The Court of Appeal has now unanimously allowed the First Defendant’s appeal. In his leading judgment, Snowden LJ held that:
- The judge had misapplied the authority of Gwembe Valley Construction Company v Koshy  EWCA Civ 1048, and had imposed too high a standard of disclosure on the First Defendant. It was not fanciful to argue that the Claimants’ refusal of the opportunity, in the understanding that it would be pursued by the Defendants in their own right if not done through Esprit Land, could constitute authorisation or approval under sections 175 and 177 in a company of this nature. Of particular relevance was the status of Esprit Land as a small, informally-run company, which arguably meant that the scope of what needed to be disclosed was lesser. This point was also picked up by Lewison LJ in his short concurring judgment.
- The first instance judge’s original finding that inadequate disclosure should lead to the First Defendant being refused permission to rely upon a defence under section 1157 was, therefore, also wrong.
- The fact that, in the 2006 Act, Parliament has introduced specific relief mechanisms within sections 175 and 177 themselves does not mean that a failure to succeed under these defences disbars a director from relying upon the general defence in section 1157.
- The judge attached too much importance to the decision of Jonathan Crow QC in Re In a Flap Envelope Company Ltd  EWHC 3047 (Ch) in finding that it would be “highly unusual” for relief under section 1157 to be granted to a director who had retained a material benefit from his breach of duty, or that an “extremely powerful case” would be required.
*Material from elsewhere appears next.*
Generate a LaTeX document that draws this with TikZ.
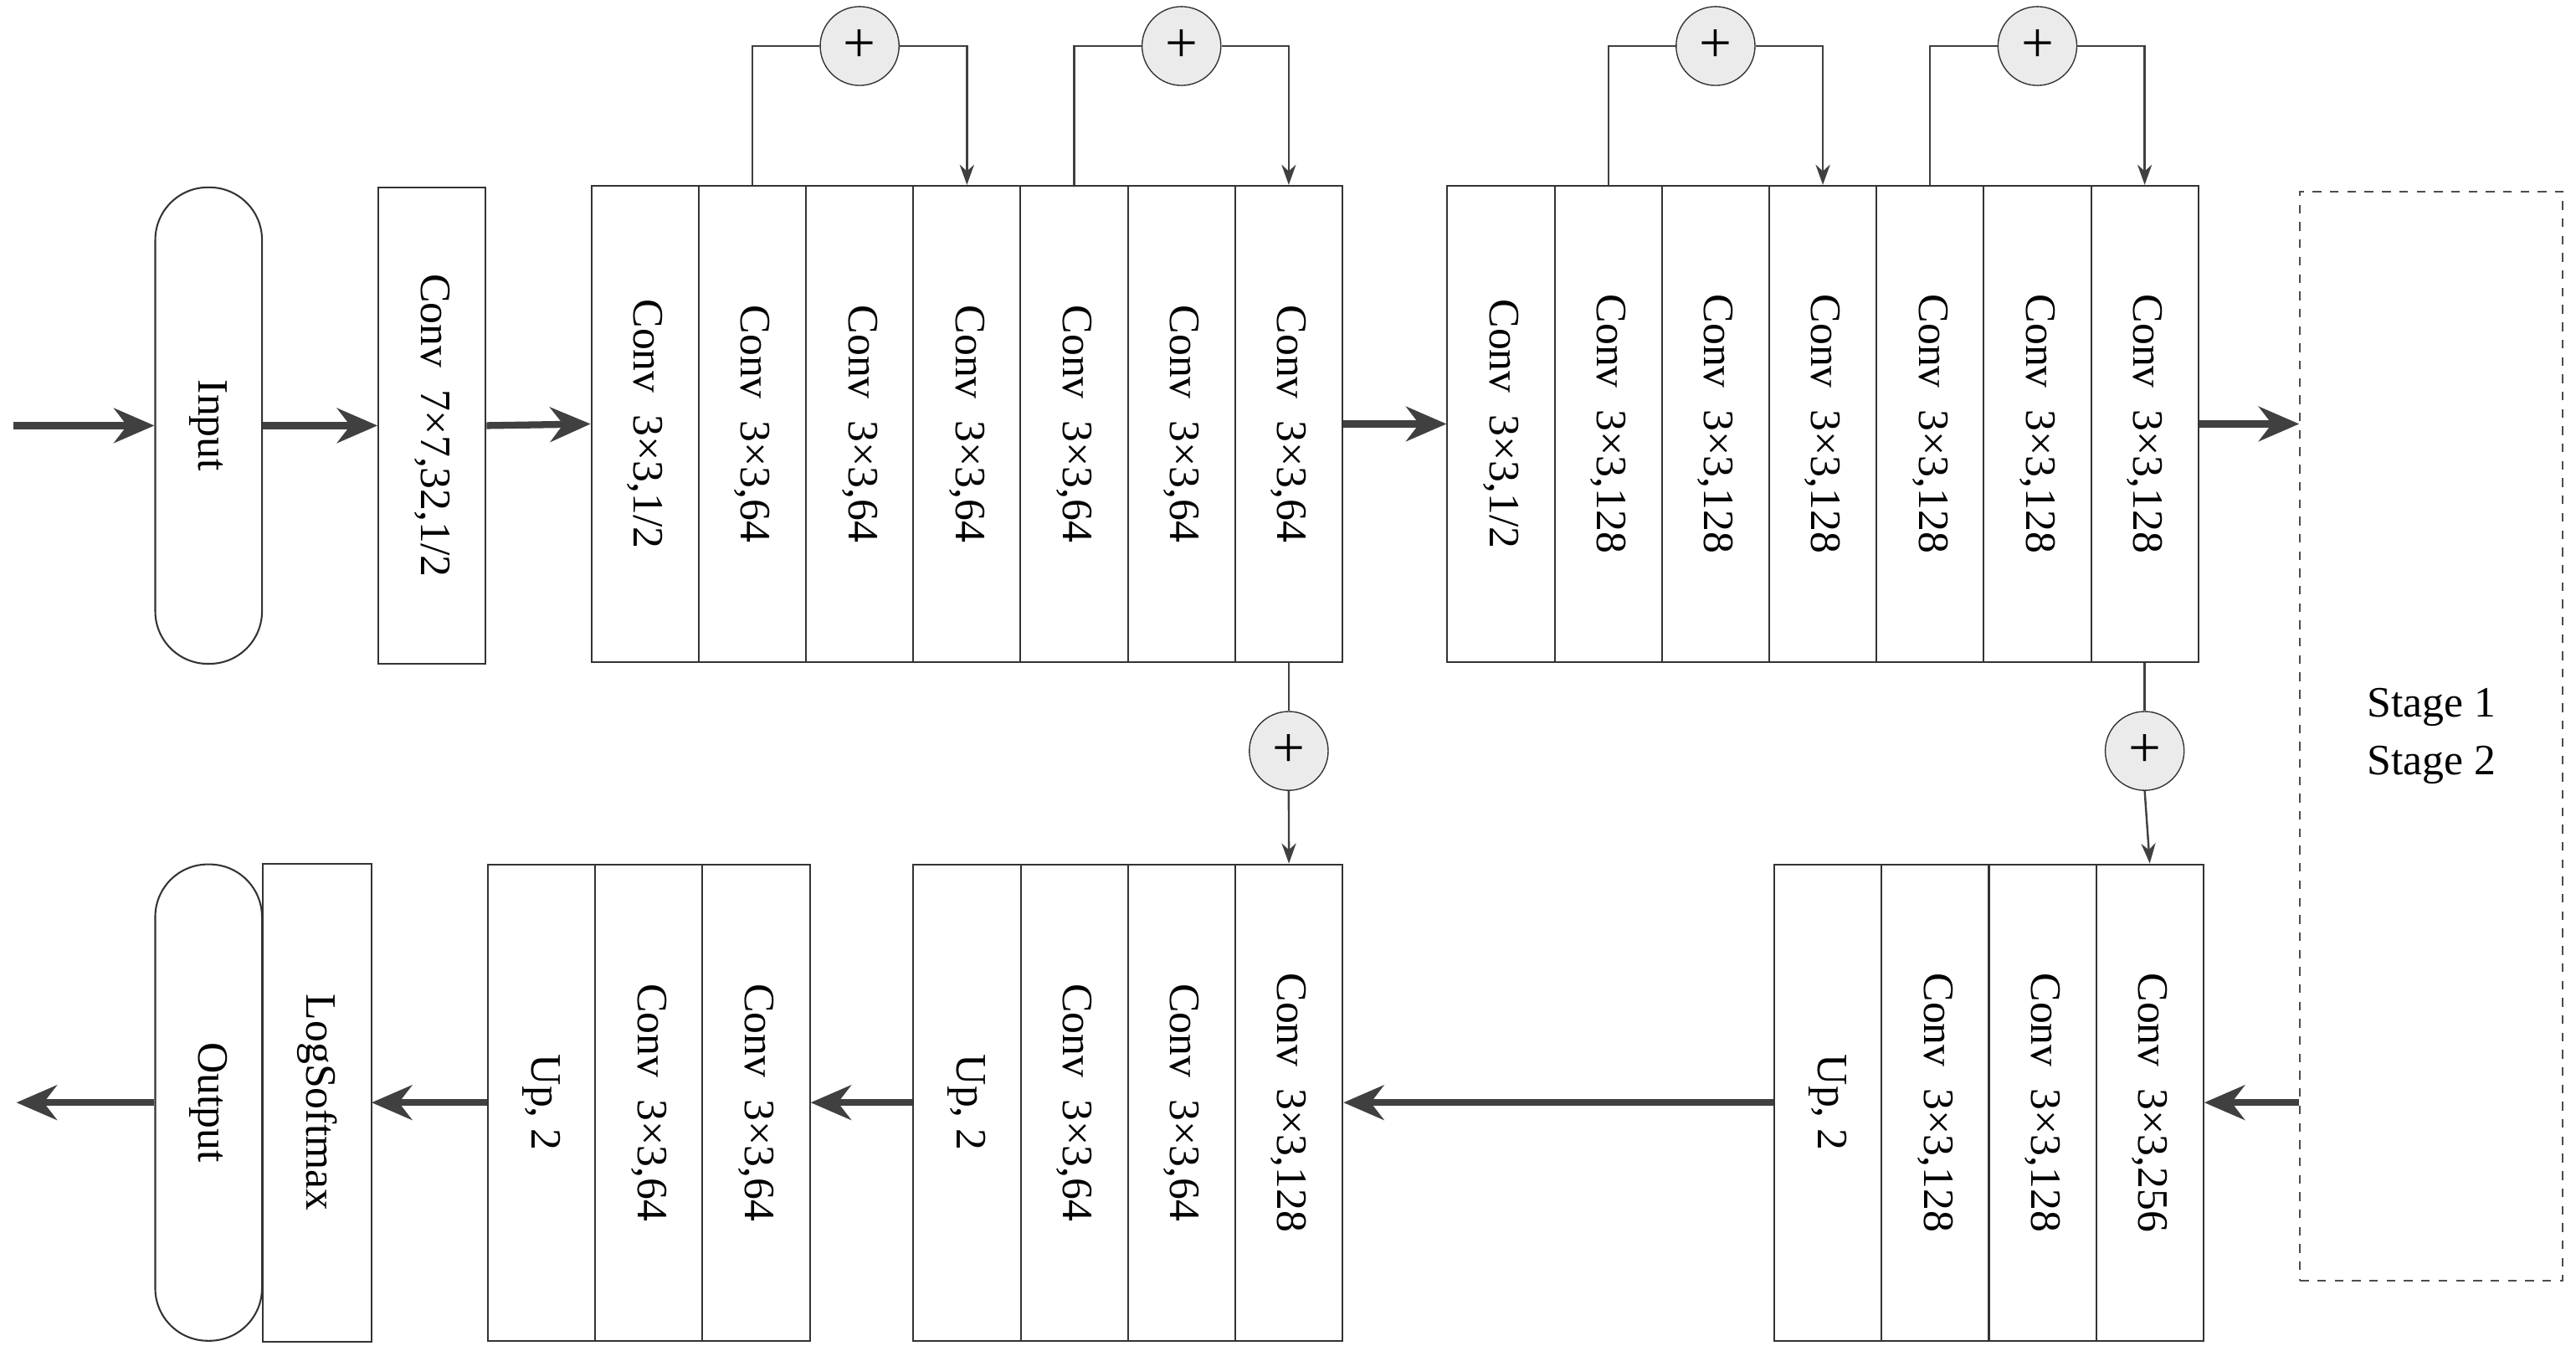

While capable of being one factor in the mix, these statements in prior cases were not to be treated as statements of principle or glosses on the statutory language, and a benefitting director may well be able to satisfy the test in section 1157 in the circumstances of each specific case.
- The informality of Esprit Land was clearly a question capable of affecting whether the First Defendant acted reasonably for the purposes of his defence under section 1157.
The decision therefore has significant implications for cases involving alleged breaches of a director’s fiduciary duties. Directors of small, informally-run companies may not need to provide the same level of disclosure as directors of a larger company might in order to afford themselves a defence under sections 175, 177 and 1157.
Furthermore, this is one of only two post-2006 Act decisions of the Court of Appeal substantively with the application of section 1157 of the Companies Act 2006. Indeed, it is the first which considers in detail how that relief mechanism intersects with the rest of the Companies Act 2006. The judgment therefore gives important guidance to practitioners and directors on the application of the test at section 1157.